Dillard takes an interest in the animal she uses to represent the life of a human being. In her book, she alludes to the fact that she has been reading about the weasel ever since she heard of it (Dillard, page 5-21). This is far much different from the case of Woolf who appears not interested much on the animal she uses to represent the life of a human being. At no time in her writing is it alluded to the fact that she did some research on the moth. This is further illustrated by the fact that she does not want to be part of the moth’s environment as opposed to Dillard who is part of the weasel’s environment. Despite the many contrasts between the two writers, there are some similarities in the manner in which they went about their writing.

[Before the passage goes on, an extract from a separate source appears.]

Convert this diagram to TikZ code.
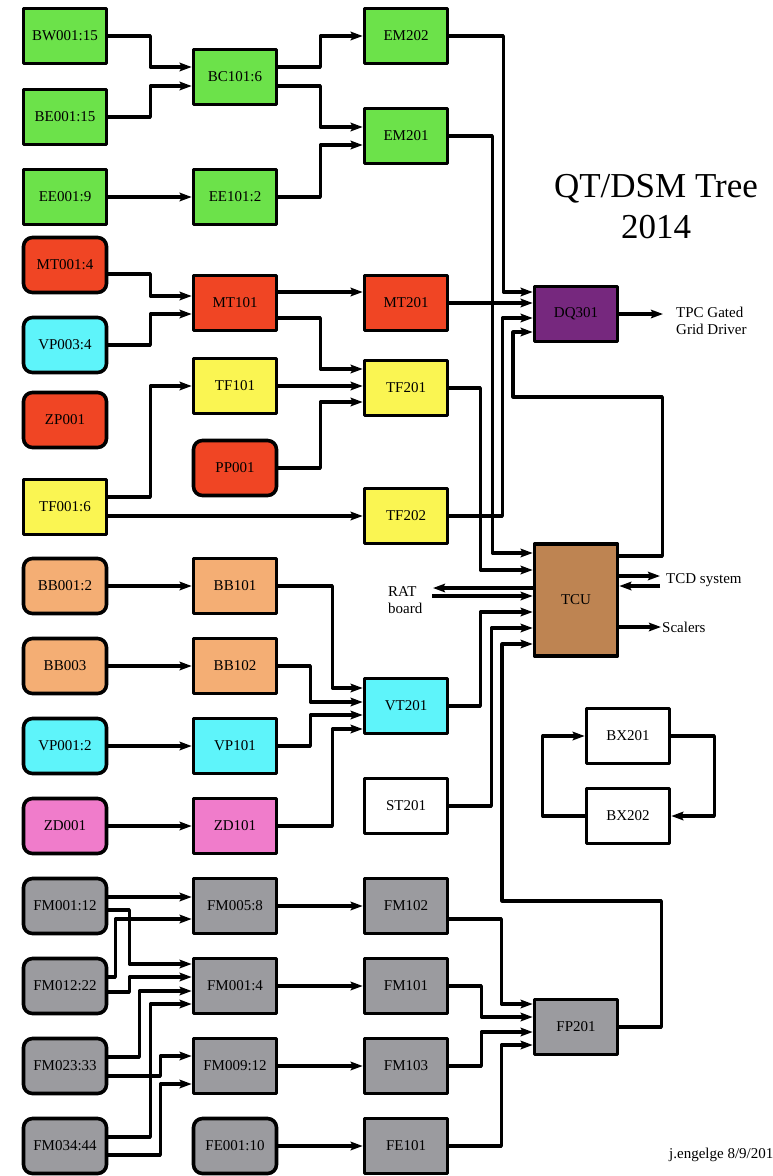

The first similarity is the style used to narrate the two stories whereby the two books appear an autobiography each. The stories are told by the writers themselves and not third parties (Woolf & Andrew, page 2-10). This makes the two writers give a first-hand account of their stories without running the risk of distortion by a third party making the whole story lose its meaning. Another similarity between the two writers is in the theme of their books. There are other themes but the main one is the mystery that is presented by death. Either, the two writers correspond the lives of both the weasel and the moth to the life of the human being. The two writers develop various images in their writing that are interesting to the readers. The images create an appeal in the readers’ minds making them yearn for more while at the same time the writers give vital lessons to their readers concerning their lives.
Of essence is the teaching that the most important thing in life that everyone has to ensure that they have is energy. There are a number of lights that we witness in life that always represent the energy we have (Woolf & Andrew, page 3-11). The two writers talk about a number of qualities in their writings. Through the lives of both the weasel and the moth, the writers show some effort on the part of the two animals. As much as the animals are considered small in size and weak in absolute strength, they were able to soldier on until that time they were taken away by death. Through this symbolism, the writers teach us that no matter what happens in life people must always try as much as they can without giving up easily. The writers put it categorically that if one is meant to die at any given time they will actually die. But the thought of death should not deny any person an opportunity to strive for excellence in anything they strive to achieve.
Dillard, Annie. "Living Like Weasels." One Hundred Great Essays (1982).
Woolf, Virginia. The Death Of The Moth And Other Essays. Vol. 294. Harcourt On Demand, 1974.
Woolf, Virginia, And Andrew Mcneillie. The Essays Of Virginia Woolf: 1919-1924. Vol. 3. Harcourt, 1986.